A really interesting test that Jo did was to do a bzr/git diff right after committing. Ideally this would take no time at all as we haven’t done anything since the commit, however:
Diffing no changes:
git (old) bzr (old) git (new) bzr (new)
0m0.057s 3m51.918s 0m0.343s 0m47.448s
Back when Jo did his experiment the git:bzr ratio was 0.00025! Ouch.

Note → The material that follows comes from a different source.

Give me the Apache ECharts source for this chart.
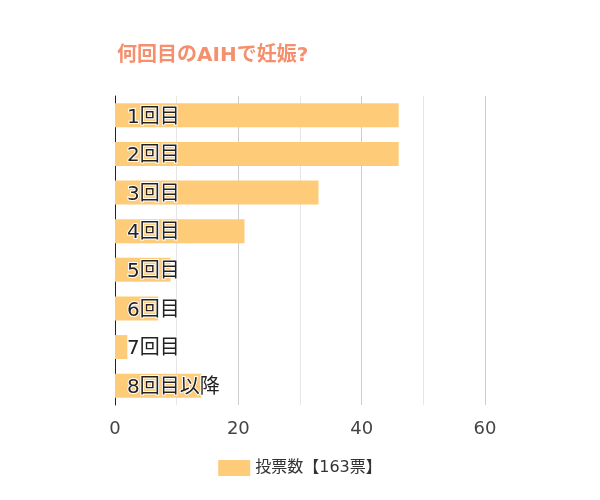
<!DOCTYPE html>
<html>
<head>
    <meta charset="UTF-8">
    <title>何回目のAIHで妊娠?</title>
    <script src="https://cdn.jsdelivr.net/npm/echarts@6/dist/echarts.min.js"></script>
</head>
<body style="margin:0">
<div id="chart" style="width:600px;height:500px;"></div>
<script type="text/javascript">
    var categories = ['1回目', '2回目', '3回目', '4回目', '5回目', '6回目', '7回目', '8回目以降'];
    var votes = [46, 46, 33, 21, 9, 7, 2, 14];
    var xTicks = [0, 20, 40, 60];

    var myChart = echarts.init(document.getElementById('chart'));
    var font = '"DejaVu Sans", "Noto Sans CJK JP", sans-serif';

    myChart.setOption({
        textStyle: {fontFamily: font},
        title: {
            text: '何回目のAIHで妊娠?',
            left: 112,
            top: 41,
            textStyle: {color: '#f5906e', fontSize: 20, fontWeight: 'bold', fontFamily: font}
        },
        legend: {
            data: [{name: '投票数【163票】', icon: 'rect'}],
            bottom: 19,
            left: 'center',
            itemWidth: 32,
            itemHeight: 16,
            textStyle: {fontSize: 16, color: '#333', fontFamily: font}
        },
        grid: {left: 115, right: 115, top: 96, bottom: 95},
        xAxis: {
            type: 'value',
            min: 0,
            max: 60,
            interval: 20,
            axisLabel: {
                fontSize: 18, color: '#444', margin: 15, fontFamily: font,
                formatter: function (v) { return xTicks.indexOf(v) >= 0 ? v : ''; }
            },
            splitLine: {lineStyle: {color: '#ccc'}},
            minorTick: {show: false, splitNumber: 2},
            minorSplitLine: {show: true, lineStyle: {color: '#e6e6e6'}}
        },
        yAxis: {
            type: 'category',
            data: categories,
            inverse: true,
            axisLine: {lineStyle: {color: '#222'}},
            axisTick: {show: false},
            axisLabel: {show: false}
        },
        series: [{
            name: '投票数【163票】',
            type: 'bar',
            data: votes,
            barCategoryGap: '38%',
            itemStyle: {color: '#fecc78'},
            label: {
                show: true,
                position: 'insideLeft',
                distance: 12,
                offset: [0, 2],
                formatter: '{b}',
                fontSize: 20,
                fontFamily: font,
                color: '#222',
                textBorderColor: '#fff',
                textBorderWidth: 2
            }
        }]
    });
</script>
</body>
</html>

My results gave a ratio of 0.0072. In this case bzr has been gaining a lot of ground but it’s still rather remarkable how long it takes to diff when there are no changes.
The other things we would often do is a bzr/git status to see what’s going on:
Getting repo status:
git (old) bzr (old) git (new) bzr (new)
0m0.442s 0m19.711s 0m1.230s 0m4.027s
The original git:bzr ratio was 0.022 and for the new one 0.305 so bzr has gained by an order of magnitude but still lags a bit.

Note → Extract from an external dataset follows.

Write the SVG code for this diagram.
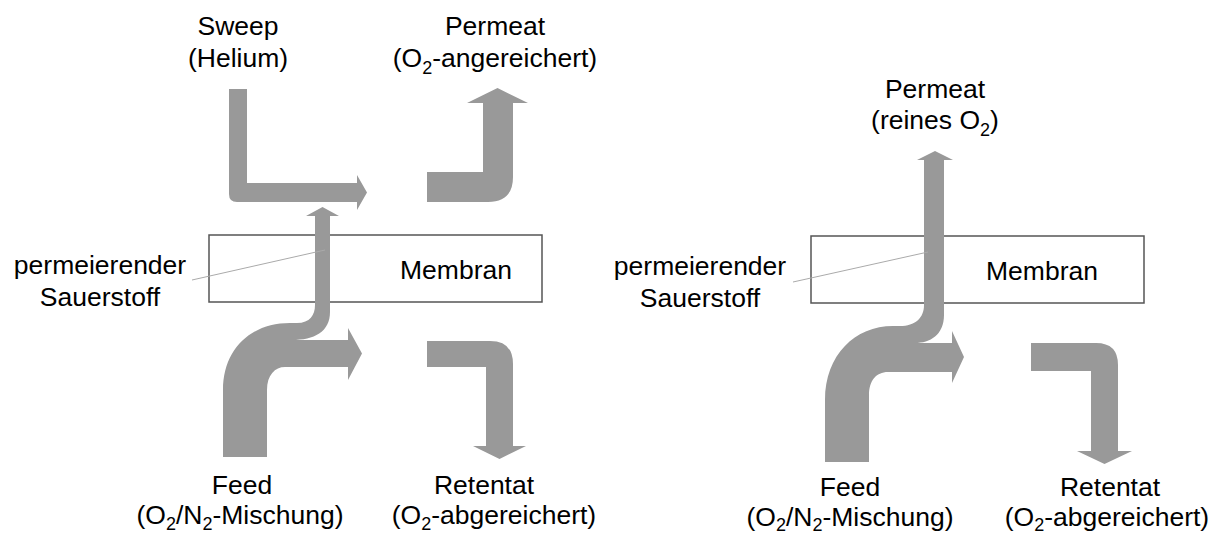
<svg xmlns="http://www.w3.org/2000/svg" width="1224" height="537" viewBox="0 0 1224 537">
<style>
text{font-family:"Liberation Sans",Arial,sans-serif;font-size:26.5px;fill:#000;text-anchor:middle}
.sub{font-size:18px}
.flow{fill:#999999;stroke:none}
.box{fill:#fff;stroke:#555;stroke-width:1.5}
.ptr{stroke:#aaa;stroke-width:1;fill:none}
</style>
<rect width="1224" height="537" fill="#fff"/>
<g id="membrane-left"><rect class="box" x="209" y="235" width="333" height="67"/><text x="456" y="279">Membran</text></g>
<g id="membrane-right"><rect class="box" x="811" y="236" width="333" height="67"/><text x="1042" y="280">Membran</text></g>
<g id="flows">
<path id="sweep-left" class="flow" d="M229,89 H247 V183 H357 V175 L367,192.5 L357,210 V202 H237 Q229,202 229,194 Z"/>
<path id="permeat-left" class="flow" d="M427,172 H483 V103 H467 L497.5,88 L528,103 H513 V177 Q513,202 488,202 H427 Z"/>
<path id="retentat-left" class="flow" d="M427,341 H490 Q513,341 513,364 V446 H526 L499.5,459 L473,446 H486 V367 H427 Z"/>
<path id="feed-left" class="flow" d="M223,457 V390 C223,350 250,323 290,323 H297 C310,323 315,315 315,305 V216 H306 L322.5,207 L339,216 H330 V312 C330,332 314,340 292,340 H348 V328 L362,353.5 L348,380 V367 H285 C275,367 267,375 267,390 V457 Z"/>
<path id="feed-right" class="flow" d="M825,462 V400 C825,355 855,326 893,326 H900 C915,326 924,318 924,305 V160 H917 L935,151 L953,160 H944 V315 C944,335 930,343 915,343 H952 V331 L964,357 L952,383 V372 H888 C876,372 869,381 869,395 V462 Z"/>
<path id="retentat-right" class="flow" d="M1031,343 H1096 Q1118,343 1118,365 V451 H1132 L1104.5,464 L1077,451 H1091 V371 H1031 Z"/>
</g>
<g id="connectors">
<line class="ptr" x1="192" y1="280" x2="325" y2="250"/>
<line class="ptr" x1="793" y1="282" x2="928" y2="252"/>
</g>
<g id="label-sweep"><text x="238" y="35">Sweep</text><text x="238" y="67">(Helium)</text></g>
<g id="label-permeat-left"><text x="495" y="35">Permeat</text><text x="495" y="67">(O<tspan class="sub" dy="7">2</tspan><tspan dy="-7">-angereichert)</tspan></text></g>
<g id="label-perm-o2-left"><text x="100" y="274">permeierender</text><text x="100" y="306">Sauerstoff</text></g>
<g id="label-feed-left"><text x="242" y="494">Feed</text><text x="240" y="524">(O<tspan class="sub" dy="6">2</tspan><tspan dy="-6">/N</tspan><tspan class="sub" dy="6">2</tspan><tspan dy="-6">-Mischung)</tspan></text></g>
<g id="label-retentat-left"><text x="484" y="494">Retentat</text><text x="494" y="524">(O<tspan class="sub" dy="6">2</tspan><tspan dy="-6">-abgereichert)</tspan></text></g>
<g id="label-permeat-right"><text x="935" y="98">Permeat</text><text x="935" y="129">(reines O<tspan class="sub" dy="7">2</tspan><tspan dy="-7">)</tspan></text></g>
<g id="label-perm-o2-right"><text x="700" y="275">permeierender</text><text x="700" y="307">Sauerstoff</text></g>
<g id="label-feed-right"><text x="850" y="496">Feed</text><text x="850" y="526">(O<tspan class="sub" dy="5">2</tspan><tspan dy="-5">/N</tspan><tspan class="sub" dy="5">2</tspan><tspan dy="-5">-Mischung)</tspan></text></g>
<g id="label-retentat-right"><text x="1110" y="496">Retentat</text><text x="1107" y="526">(O<tspan class="sub" dy="5">2</tspan><tspan dy="-5">-abgereichert)</tspan></text></g>
</svg>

Lastly, we look at what happens if you make a minor change (let’s just add our name to MAINTAINERS for fun) and then commit:
Small commit:
git (old) bzr (old) git (new) bzr (new)
0m7.364s 2m6.685s 0m0.397s 0m9.010s
The times I got for both git and bzr are significantly faster than what Jo got in 2006. His git:bzr ratio was 0.058 and mine is 0.044, so some marginal gain by bzr here.
A last interesting note of comparison is the storage size that the VCS takes up. After all the operations above my .bzr directory is 112MB (or 23% of the total size of the repo+working tree) and the .git directory is 162MB (or 30% of the total size) so it seems that bzr has a bit better storage compression.

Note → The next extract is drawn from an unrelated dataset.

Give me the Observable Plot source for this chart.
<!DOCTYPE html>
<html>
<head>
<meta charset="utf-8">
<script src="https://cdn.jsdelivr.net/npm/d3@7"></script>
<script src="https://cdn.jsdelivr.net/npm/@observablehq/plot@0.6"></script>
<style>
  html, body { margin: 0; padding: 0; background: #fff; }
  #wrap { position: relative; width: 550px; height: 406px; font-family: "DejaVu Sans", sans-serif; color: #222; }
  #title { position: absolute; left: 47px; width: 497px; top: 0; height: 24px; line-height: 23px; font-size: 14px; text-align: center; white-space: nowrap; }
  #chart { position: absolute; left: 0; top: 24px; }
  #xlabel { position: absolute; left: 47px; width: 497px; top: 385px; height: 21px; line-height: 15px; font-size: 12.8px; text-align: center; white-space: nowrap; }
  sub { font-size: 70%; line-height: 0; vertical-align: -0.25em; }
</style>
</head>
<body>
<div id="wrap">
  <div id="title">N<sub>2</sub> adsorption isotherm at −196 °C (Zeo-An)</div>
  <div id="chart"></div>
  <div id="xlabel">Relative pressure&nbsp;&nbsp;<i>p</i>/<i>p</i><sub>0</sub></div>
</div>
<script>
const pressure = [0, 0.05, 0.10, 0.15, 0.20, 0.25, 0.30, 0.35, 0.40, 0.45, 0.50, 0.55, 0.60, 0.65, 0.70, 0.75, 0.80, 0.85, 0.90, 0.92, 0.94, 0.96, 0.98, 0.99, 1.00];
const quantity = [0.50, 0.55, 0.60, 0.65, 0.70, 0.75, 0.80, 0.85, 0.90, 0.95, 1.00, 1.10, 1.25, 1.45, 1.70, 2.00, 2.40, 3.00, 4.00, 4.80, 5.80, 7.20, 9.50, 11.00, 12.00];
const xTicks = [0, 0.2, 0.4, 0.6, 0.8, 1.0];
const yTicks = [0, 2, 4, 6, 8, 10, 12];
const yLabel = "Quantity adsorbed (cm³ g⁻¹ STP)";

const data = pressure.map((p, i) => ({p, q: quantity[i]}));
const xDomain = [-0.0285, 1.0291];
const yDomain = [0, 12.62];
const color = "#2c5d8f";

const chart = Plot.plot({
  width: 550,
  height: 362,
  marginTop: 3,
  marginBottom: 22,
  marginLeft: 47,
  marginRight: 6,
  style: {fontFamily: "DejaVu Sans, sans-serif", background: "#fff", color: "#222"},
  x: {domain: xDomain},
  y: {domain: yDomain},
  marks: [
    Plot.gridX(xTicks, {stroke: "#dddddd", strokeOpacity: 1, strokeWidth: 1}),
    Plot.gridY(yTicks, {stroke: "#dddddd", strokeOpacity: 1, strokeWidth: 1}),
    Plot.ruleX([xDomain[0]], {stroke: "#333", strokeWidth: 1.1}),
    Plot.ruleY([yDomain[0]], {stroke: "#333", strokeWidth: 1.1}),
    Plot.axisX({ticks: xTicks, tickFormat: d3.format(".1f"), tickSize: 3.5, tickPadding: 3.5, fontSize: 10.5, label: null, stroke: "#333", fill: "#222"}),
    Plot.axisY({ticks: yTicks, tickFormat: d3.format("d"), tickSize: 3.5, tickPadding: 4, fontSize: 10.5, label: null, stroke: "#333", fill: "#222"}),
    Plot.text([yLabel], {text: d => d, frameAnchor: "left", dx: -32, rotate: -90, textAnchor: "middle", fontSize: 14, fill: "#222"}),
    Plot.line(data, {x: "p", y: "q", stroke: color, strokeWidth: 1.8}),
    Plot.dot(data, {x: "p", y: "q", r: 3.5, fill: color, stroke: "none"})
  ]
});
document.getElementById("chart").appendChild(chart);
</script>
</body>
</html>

OK, so now the question is, what does it all mean? Well, I’m not entirely sure to be honest. When it comes to my original question of “Would bzr be usable working on the Linux tree” I would think, at least when it comes to common local operations, that the answer would definitely be yes. It’s not the fastest thing around but it’ll get the job done.
I use both git and bzr on a regular basis and both are exciting and have their own strengths and weaknesses. Git is no doubt very fast, though I think other DVCSs are starting to catch up. Bzr is very user friendly and has great plugins. It’s really a cool time for code sharing, in my opinion. Rock on!